NYT Editorial
The two bills passed by the House last Friday and Saturday reflect a single Republican electoral strategy. Representatives want to appear to have accomplished something when they face voters during their five-week summer break, which starts today, and at the same time keep campaign donations flowing from special-interest constituents who are well aware that a great deal was left to do.
One of the bills was a pension reform measure. The other was a grab bag that contains three main items: an extension of the expired tax credit for corporate research; a $2.10 an hour increase in the minimum wage, to be phased in over three years; and a multibillion-dollar estate-tax cut. That’s the deal House Republicans are really offering — a few more dollars for 6.6 million working Americans; billions more for some 8,000 of the wealthiest families.
It is cynical in the extreme. Extending the research tax credit is noncontroversial, yet pressing. A minimum wage increase is compelling — morally, politically and financially — but Republicans generally oppose it. And the estate-tax cut has already failed to pass the Senate twice this summer. So House Republicans linked it to the research credit and the minimum wage, hoping to flip a handful of senators from both parties who have voted against estate-tax cuts in the past. Democrats who vote against the estate tax, Republicans think, can be painted as voting against a higher minimum wage.
This is an attempt at extortion. There is no way to justify providing yet another enormous tax shelter to the nation’s wealthiest heirs in the face of huge budget deficits, growing income inequality and looming government obligations for Social Security and Medicare.

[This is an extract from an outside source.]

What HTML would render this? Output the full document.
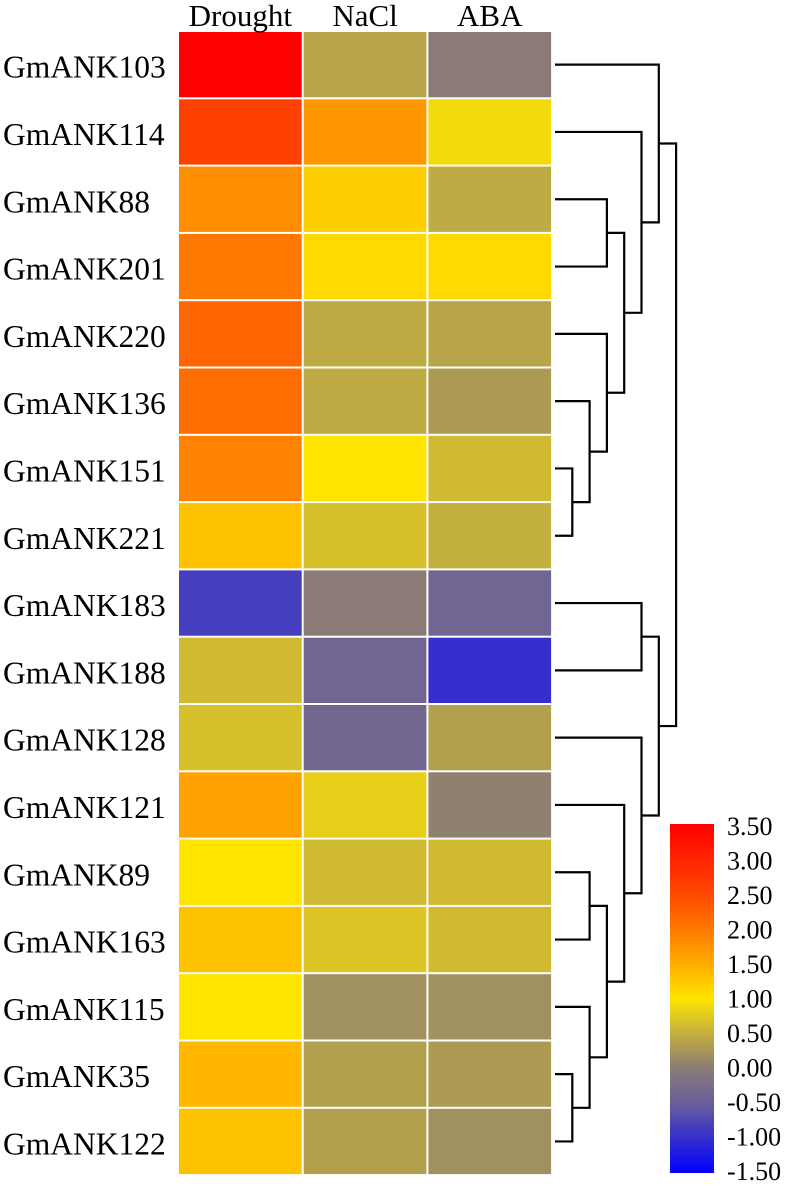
<!DOCTYPE html>
<html><head><meta charset="utf-8"><style>
html,body{margin:0;padding:0;background:#fff;}
svg{display:block;font-family:"Liberation Serif",serif;}
</style></head><body>
<svg id="chart" width="787" height="1186" viewBox="0 0 787 1186">
<defs>
<linearGradient id="cbar" x1="0" y1="1" x2="0" y2="0">
<stop offset="0" stop-color="#0000ff"/>
<stop offset="0.2" stop-color="#6a5f9a"/>
<stop offset="0.3" stop-color="#8a7b76"/>
<stop offset="0.4" stop-color="#c4b03e"/>
<stop offset="0.5" stop-color="#ffe400"/>
<stop offset="0.6" stop-color="#ffac00"/>
<stop offset="0.7" stop-color="#ff7800"/>
<stop offset="0.8" stop-color="#ff4800"/>
<stop offset="1" stop-color="#ff0000"/>
</linearGradient>
</defs>
<g id="cells"></g>
<g id="rowlabels"></g>
<g id="collabels"></g>
<g id="dendro" stroke="#000" stroke-width="2.2" fill="none"></g>
<rect x="670" y="824" width="44" height="349" fill="url(#cbar)"/>
<g id="cblabels"></g>
</svg>
<script>
const genes = ["GmANK103","GmANK114","GmANK88","GmANK201","GmANK220","GmANK136","GmANK151","GmANK221","GmANK183","GmANK188","GmANK128","GmANK121","GmANK89","GmANK163","GmANK115","GmANK35","GmANK122"];
const conditions = ["Drought","NaCl","ABA"];
const drought = [3.5,2.6,1.8,2.0,2.2,2.1,1.9,1.3,-0.85,0.6,0.65,1.6,1.0,1.3,1.0,1.4,1.3];
const nacl = [0.4,1.7,1.2,1.1,0.45,0.45,1.0,0.65,0.0,-0.4,-0.35,0.8,0.6,0.7,0.2,0.35,0.35];
const aba = [0.0,0.9,0.45,1.1,0.4,0.3,0.6,0.5,-0.4,-1.0,0.35,0.05,0.6,0.6,0.2,0.3,0.2];
const scaleTicks = ["3.50","3.00","2.50","2.00","1.50","1.00","0.50","0.00","-0.50","-1.00","-1.50"];
// merges: [childA, childB, height]; leaves are indices 0..16, merge n gets id 17+n
const merges = [[6,7,1],[5,17,2],[4,18,3],[2,3,3],[20,19,4],[1,21,5],[0,22,6],
[15,16,1],[14,24,2],[12,13,2],[26,25,3],[11,27,4],[10,28,5],[8,9,5],[30,29,6],[23,31,7]];

const NS="http://www.w3.org/2000/svg";
const x0=178,colW=124.7,y0=31,rowH=67.3;
const stops=[[-1.5,[0,0,255]],[-0.5,[106,95,154]],[0,[138,123,118]],[0.5,[196,176,62]],[1.0,[255,228,0]],[1.5,[255,172,0]],[2.0,[255,120,0]],[2.5,[255,72,0]],[3.5,[255,0,0]]];
function color(v){
  if(v<=stops[0][0])return "rgb("+stops[0][1]+")";
  for(let i=1;i<stops.length;i++){if(v<=stops[i][0]){const [a,ca]=stops[i-1],[b,cb]=stops[i];const t=(v-a)/(b-a);return "rgb("+ca.map((c,k)=>Math.round(c+(cb[k]-c)*t)).join(",")+")";}}
  return "rgb(255,0,0)";
}
function rowY(i){return y0+i*rowH;}
function colX(j){return x0+j*colW;}
const series=[drought,nacl,aba];
const cells=document.getElementById("cells");
genes.forEach((g,i)=>{
  series.forEach((s,j)=>{
    const r=document.createElementNS(NS,"rect");
    r.setAttribute("x",colX(j)+1);r.setAttribute("y",rowY(i)+1);
    r.setAttribute("width",colW-2);r.setAttribute("height",rowH-2);
    r.setAttribute("fill",color(s[i]));
    
    
    cells.appendChild(r);
  });
  const t=document.createElementNS(NS,"text");
  t.setAttribute("x",3);t.setAttribute("y",rowY(i)+rowH/2+13);
  t.setAttribute("font-size","31.5");
  t.textContent=g;
  
  
  document.getElementById("rowlabels").appendChild(t);
});
conditions.forEach((c,j)=>{
  const t=document.createElementNS(NS,"text");
  t.setAttribute("x",colX(j)+colW/2);t.setAttribute("y",26);
  t.setAttribute("font-size","31");t.setAttribute("text-anchor","middle");
  t.textContent=c;
  
  
  document.getElementById("collabels").appendChild(t);
});
// dendrogram
const dx0=555,levelW=17.3;
const nodeY=genes.map((g,i)=>rowY(i)+rowH/2),nodeX=genes.map(()=>dx0);
const dg=document.getElementById("dendro");
merges.forEach(([a,b,h])=>{
  const x=dx0+h*levelW;
  const p=document.createElementNS(NS,"path");
  p.setAttribute("d",`M${nodeX[a]},${nodeY[a]}H${x}V${nodeY[b]}H${nodeX[b]}`);
  
  
  dg.appendChild(p);
  nodeY.push((nodeY[a]+nodeY[b])/2);nodeX.push(x);
});
const cb=document.getElementById("cblabels");
scaleTicks.forEach((s,i)=>{
  const t=document.createElementNS(NS,"text");
  t.setAttribute("x",727);t.setAttribute("y",835+i*34.5);
  t.setAttribute("font-size","26");
  t.textContent=s;
  
  
  cb.appendChild(t);
});
</script>
</body></html>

As for the House’s pension bill, it is not the overhaul that Congress has long been promising. The promised bill would have meshed House and Senate versions of pension reform into a single bill that would have almost certainly passed each chamber. But the conference was fatally derailed last Thursday when House Republican negotiators, including the majority leader, John Boehner, refused to attend a meeting called by Senate Republicans to settle a few remaining differences. Mr. Boehner and his followers avoided having to vote — and lose — on items that other negotiators wanted in the final bill.
Once they had scuttled the talks, House leaders acted unilaterally, presenting a new pension bill on Friday. They said the new bill contained the provisions that had previously been agreed upon. But that remains to be seen, since the 900-page tome was passed within hours. It will be up to the senators to vet the bill. If they see fit to amend it, the negotiations will have to start all over again.
The Senate has one week before its summer recess. As the senators struggle to produce decent legislation from the House’s sham bills, Americans will see the truth: their representatives in the House went on vacation without doing their job.